## TASK REQUIREMENTS
Transcribe the whole listing without a single picture.

* Start *

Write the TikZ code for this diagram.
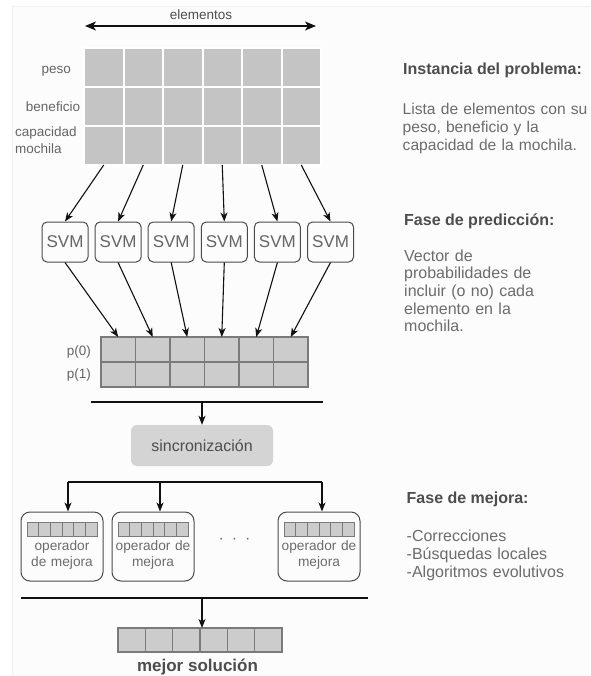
\documentclass[tikz,border=0pt]{standalone}
\usepackage{fontspec}
\setmainfont{Liberation Sans}
\usetikzlibrary{arrows.meta,calc}

\definecolor{gridfill}{HTML}{C4C4C4}
\definecolor{probfill}{HTML}{CCCCCC}
\definecolor{probline}{HTML}{7A7A7A}
\definecolor{syncfill}{HTML}{D4D4D4}
\definecolor{boxline}{HTML}{4A4A4A}
\definecolor{headtext}{HTML}{4D4D4D}
\definecolor{bodytext}{HTML}{6C6C6C}
\definecolor{labeltext}{HTML}{656565}
\definecolor{wire}{HTML}{111111}

\newcommand\setfs[2]{\fontsize{#1}{#2}\selectfont}

\begin{document}
\begin{tikzpicture}[x=1pt,y=-1pt,
  arr/.style={draw=wire,line width=1.1pt,-{Stealth[length=9pt,width=7pt,inset=2.5pt]}},
  bar/.style={draw=wire,line width=1.1pt},
  gcell/.style={fill=gridfill,draw=white,line width=2pt,minimum width=39.5pt,
    minimum height=39pt,inner sep=0pt,outer sep=0pt},
  pcell/.style={fill=probfill,draw=probline,line width=1.4pt,minimum width=34.5pt,
    minimum height=25pt,inner sep=0pt,outer sep=0pt},
  scell/.style={fill=probfill,draw=probline,line width=1.4pt,minimum width=27.33pt,
    minimum height=24pt,inner sep=0pt,outer sep=0pt},
  mini/.style={fill=probfill,draw=probline,line width=1pt},
  svmbox/.style={draw=boxline,line width=1pt,rounded corners=5pt,minimum width=46pt,
    minimum height=40pt,inner sep=0pt,text=labeltext,font=\setfs{17}{20}},
  opbox/.style={draw=boxline,line width=1pt,rounded corners=9pt,minimum width=82pt,
    minimum height=69pt,inner sep=0pt},
  optext/.style={text=bodytext,font=\setfs{13.7}{16},text width=90pt,align=center,
    inner sep=0pt,anchor=base},
  lbl/.style={text=labeltext,font=\setfs{13.5}{16.6},inner sep=0pt},
  head/.style={text=headtext,font=\bfseries\setfs{16}{18},inner sep=0pt,anchor=base west},
  body/.style={text=bodytext,font=\setfs{16}{18},inner sep=0pt,anchor=base west,
    text width=200pt,align=left},
]
\useasboundingbox (0,0) rectangle (590,676);
% faint page panel
\fill[black!1] (12,6) rectangle (590,676);
\draw[black!6,line width=0.8pt] (12,676) -- (12,6) -- (590,6);

% ---------- problem instance ----------
\node[lbl,anchor=base,text=headtext] (elem) at (201,20) {elementos};
\coordinate (elemL) at (85,26);
\coordinate (elemR) at (316,26);
\draw[draw=wire,line width=1.5pt,
  {Stealth[length=11pt,width=9pt,inset=3pt]}-{Stealth[length=11pt,width=9pt,inset=3pt]}]
  (elemL) -- (elemR);

\foreach \r in {1,2,3}{
  \foreach \c in {1,...,6}{
    \node[gcell] (g\r-\c) at ({84+39.5*(\c-0.5)},{48+39*(\r-0.5)}) {};
  }
}
\node[lbl,anchor=base] (lpeso) at (56.3,74) {peso};
\node[lbl,anchor=base] (lben) at (53,111.7) {beneficio};
\node[lbl,anchor=base west,text width=80pt,align=left] (lcap) at (15,136.7)
  {capacidad\\mochila};

% ---------- prediction ----------
\foreach \c in {1,...,6}{
  \node[svmbox] (svm\c) at ({65+53.1*(\c-1)},242) {SVM};
  \draw[arr] (g3-\c.south) -- (svm\c.north);
}

\foreach \c in {1,...,6}{
  \node[pcell] (pa\c) at ({101+34.5*(\c-0.5)},349.5) {};
  \node[pcell] (pb\c) at ({101+34.5*(\c-0.5)},374.5) {};
  \draw[arr] (svm\c.south) -- (pa\c.north);
}
\node[lbl,anchor=base east] (lp0) at (91,355) {p(0)};
\node[lbl,anchor=base east] (lp1) at (91,378.5) {p(1)};

% ---------- synchronisation ----------
\coordinate (b1w) at (91,402);
\coordinate (b1e) at (323,402);
\draw[bar] (b1w) -- (b1e);
\node[fill=syncfill,rounded corners=6pt,minimum width=142pt,minimum height=41pt,
  inner sep=0pt,text=headtext,font=\setfs{16}{18}] (sync) at (202,445.5)
  {sincronización};
\draw[arr] (b1w -| sync.north) -- (sync.north);

% ---------- improvement ----------
\coordinate (b2w) at (68,482);
\coordinate (b2m) at (160,482);
\coordinate (b2e) at (322,482);
\draw[bar] (b2w) -- (b2e);

\node[opbox] (op1) at (62,546.5) {};
\node[opbox] (op2) at (153,546.5) {};
\node[opbox] (op3) at (319,546.5) {};
\draw[arr] (b2w) -- (b2w |- op1.north);
\draw[arr] (b2m) -- (b2m |- op2.north);
\draw[arr] (b2e) -- (b2e |- op3.north);

\foreach \b in {op1,op2,op3}{
  \foreach \i in {0,...,5}{
    \draw[mini] ($(\b.center)+({-35+\i*11.667},-24.5)$) rectangle ++(11.667,14);
  }
}
\node[optext] (op1t) at (62,550) {operador\\de mejora};
\node[optext] (op2t) at (153,550) {operador de\\mejora};
\node[optext] (op3t) at (319,550) {operador de\\mejora};
\node[text=bodytext,font=\setfs{16}{18},inner sep=0pt,anchor=base] (dots) at (234.5,543)
  {·\hspace{8pt}·\hspace{8pt}·};

% ---------- best solution ----------
\coordinate (b3w) at (21,598);
\coordinate (b3m) at (202,598);
\coordinate (b3e) at (368,598);
\draw[bar] (b3w) -- (b3e);
\foreach \c in {1,...,6}{
  \node[scell] (s\c) at ({118+27.33*(\c-0.5)},640) {};
}
\draw[arr] (b3m) -- (b3m |- s1.north);
\node[text=headtext,font=\bfseries\setfs{17}{20},inner sep=0pt,anchor=base] (best)
  at (197.5,671.5) {mejor solución};

% ---------- descriptions ----------
\node[head] (h1) at (403,75) {Instancia del problema:};
\node[body,font=\setfs{15.6}{18}] (t1) at (402.5,115)
  {Lista de elementos con su\\peso, beneficio y la\\capacidad de la mochila.};

\node[head] (h2) at (404,225) {Fase de predicción:};
\node[body,font=\setfs{16}{17.7}] (t2) at (404,261)
  {Vector de\\probabilidades de\\incluir (o no) cada\\elemento en la\\mochila.};

\node[head] (h3) at (406.5,503) {Fase de mejora:};
\node[body] (t3) at (406.5,541)
  {-Correcciones\\-Búsquedas locales\\-Algoritmos evolutivos};
\end{tikzpicture}
\end{document}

* End *

## FINISHED TASK
Write the TikZ code for this diagram.
\documentclass[tikz,border=0pt]{standalone}
\usepackage{fontspec}
\setmainfont{Liberation Sans}
\usetikzlibrary{arrows.meta,calc}

\definecolor{gridfill}{HTML}{C4C4C4}
\definecolor{probfill}{HTML}{CCCCCC}
\definecolor{probline}{HTML}{7A7A7A}
\definecolor{syncfill}{HTML}{D4D4D4}
\definecolor{boxline}{HTML}{4A4A4A}
\definecolor{headtext}{HTML}{4D4D4D}
\definecolor{bodytext}{HTML}{6C6C6C}
\definecolor{labeltext}{HTML}{656565}
\definecolor{wire}{HTML}{111111}

\newcommand\setfs[2]{\fontsize{#1}{#2}\selectfont}

\begin{document}
\begin{tikzpicture}[x=1pt,y=-1pt,
  arr/.style={draw=wire,line width=1.1pt,-{Stealth[length=9pt,width=7pt,inset=2.5pt]}},
  bar/.style={draw=wire,line width=1.1pt},
  gcell/.style={fill=gridfill,draw=white,line width=2pt,minimum width=39.5pt,
    minimum height=39pt,inner sep=0pt,outer sep=0pt},
  pcell/.style={fill=probfill,draw=probline,line width=1.4pt,minimum width=34.5pt,
    minimum height=25pt,inner sep=0pt,outer sep=0pt},
  scell/.style={fill=probfill,draw=probline,line width=1.4pt,minimum width=27.33pt,
    minimum height=24pt,inner sep=0pt,outer sep=0pt},
  mini/.style={fill=probfill,draw=probline,line width=1pt},
  svmbox/.style={draw=boxline,line width=1pt,rounded corners=5pt,minimum width=46pt,
    minimum height=40pt,inner sep=0pt,text=labeltext,font=\setfs{17}{20}},
  opbox/.style={draw=boxline,line width=1pt,rounded corners=9pt,minimum width=82pt,
    minimum height=69pt,inner sep=0pt},
  optext/.style={text=bodytext,font=\setfs{13.7}{16},text width=90pt,align=center,
    inner sep=0pt,anchor=base},
  lbl/.style={text=labeltext,font=\setfs{13.5}{16.6},inner sep=0pt},
  head/.style={text=headtext,font=\bfseries\setfs{16}{18},inner sep=0pt,anchor=base west},
  body/.style={text=bodytext,font=\setfs{16}{18},inner sep=0pt,anchor=base west,
    text width=200pt,align=left},
]
\useasboundingbox (0,0) rectangle (590,676);
% faint page panel
\fill[black!1] (12,6) rectangle (590,676);
\draw[black!6,line width=0.8pt] (12,676) -- (12,6) -- (590,6);

% ---------- problem instance ----------
\node[lbl,anchor=base,text=headtext] (elem) at (201,20) {elementos};
\coordinate (elemL) at (85,26);
\coordinate (elemR) at (316,26);
\draw[draw=wire,line width=1.5pt,
  {Stealth[length=11pt,width=9pt,inset=3pt]}-{Stealth[length=11pt,width=9pt,inset=3pt]}]
  (elemL) -- (elemR);

\foreach \r in {1,2,3}{
  \foreach \c in {1,...,6}{
    \node[gcell] (g\r-\c) at ({84+39.5*(\c-0.5)},{48+39*(\r-0.5)}) {};
  }
}
\node[lbl,anchor=base] (lpeso) at (56.3,74) {peso};
\node[lbl,anchor=base] (lben) at (53,111.7) {beneficio};
\node[lbl,anchor=base west,text width=80pt,align=left] (lcap) at (15,136.7)
  {capacidad\\mochila};

% ---------- prediction ----------
\foreach \c in {1,...,6}{
  \node[svmbox] (svm\c) at ({65+53.1*(\c-1)},242) {SVM};
  \draw[arr] (g3-\c.south) -- (svm\c.north);
}

\foreach \c in {1,...,6}{
  \node[pcell] (pa\c) at ({101+34.5*(\c-0.5)},349.5) {};
  \node[pcell] (pb\c) at ({101+34.5*(\c-0.5)},374.5) {};
  \draw[arr] (svm\c.south) -- (pa\c.north);
}
\node[lbl,anchor=base east] (lp0) at (91,355) {p(0)};
\node[lbl,anchor=base east] (lp1) at (91,378.5) {p(1)};

% ---------- synchronisation ----------
\coordinate (b1w) at (91,402);
\coordinate (b1e) at (323,402);
\draw[bar] (b1w) -- (b1e);
\node[fill=syncfill,rounded corners=6pt,minimum width=142pt,minimum height=41pt,
  inner sep=0pt,text=headtext,font=\setfs{16}{18}] (sync) at (202,445.5)
  {sincronización};
\draw[arr] (b1w -| sync.north) -- (sync.north);

% ---------- improvement ----------
\coordinate (b2w) at (68,482);
\coordinate (b2m) at (160,482);
\coordinate (b2e) at (322,482);
\draw[bar] (b2w) -- (b2e);

\node[opbox] (op1) at (62,546.5) {};
\node[opbox] (op2) at (153,546.5) {};
\node[opbox] (op3) at (319,546.5) {};
\draw[arr] (b2w) -- (b2w |- op1.north);
\draw[arr] (b2m) -- (b2m |- op2.north);
\draw[arr] (b2e) -- (b2e |- op3.north);

\foreach \b in {op1,op2,op3}{
  \foreach \i in {0,...,5}{
    \draw[mini] ($(\b.center)+({-35+\i*11.667},-24.5)$) rectangle ++(11.667,14);
  }
}
\node[optext] (op1t) at (62,550) {operador\\de mejora};
\node[optext] (op2t) at (153,550) {operador de\\mejora};
\node[optext] (op3t) at (319,550) {operador de\\mejora};
\node[text=bodytext,font=\setfs{16}{18},inner sep=0pt,anchor=base] (dots) at (234.5,543)
  {·\hspace{8pt}·\hspace{8pt}·};

% ---------- best solution ----------
\coordinate (b3w) at (21,598);
\coordinate (b3m) at (202,598);
\coordinate (b3e) at (368,598);
\draw[bar] (b3w) -- (b3e);
\foreach \c in {1,...,6}{
  \node[scell] (s\c) at ({118+27.33*(\c-0.5)},640) {};
}
\draw[arr] (b3m) -- (b3m |- s1.north);
\node[text=headtext,font=\bfseries\setfs{17}{20},inner sep=0pt,anchor=base] (best)
  at (197.5,671.5) {mejor solución};

% ---------- descriptions ----------
\node[head] (h1) at (403,75) {Instancia del problema:};
\node[body,font=\setfs{15.6}{18}] (t1) at (402.5,115)
  {Lista de elementos con su\\peso, beneficio y la\\capacidad de la mochila.};

\node[head] (h2) at (404,225) {Fase de predicción:};
\node[body,font=\setfs{16}{17.7}] (t2) at (404,261)
  {Vector de\\probabilidades de\\incluir (o no) cada\\elemento en la\\mochila.};

\node[head] (h3) at (406.5,503) {Fase de mejora:};
\node[body] (t3) at (406.5,541)
  {-Correcciones\\-Búsquedas locales\\-Algoritmos evolutivos};
\end{tikzpicture}
\end{document}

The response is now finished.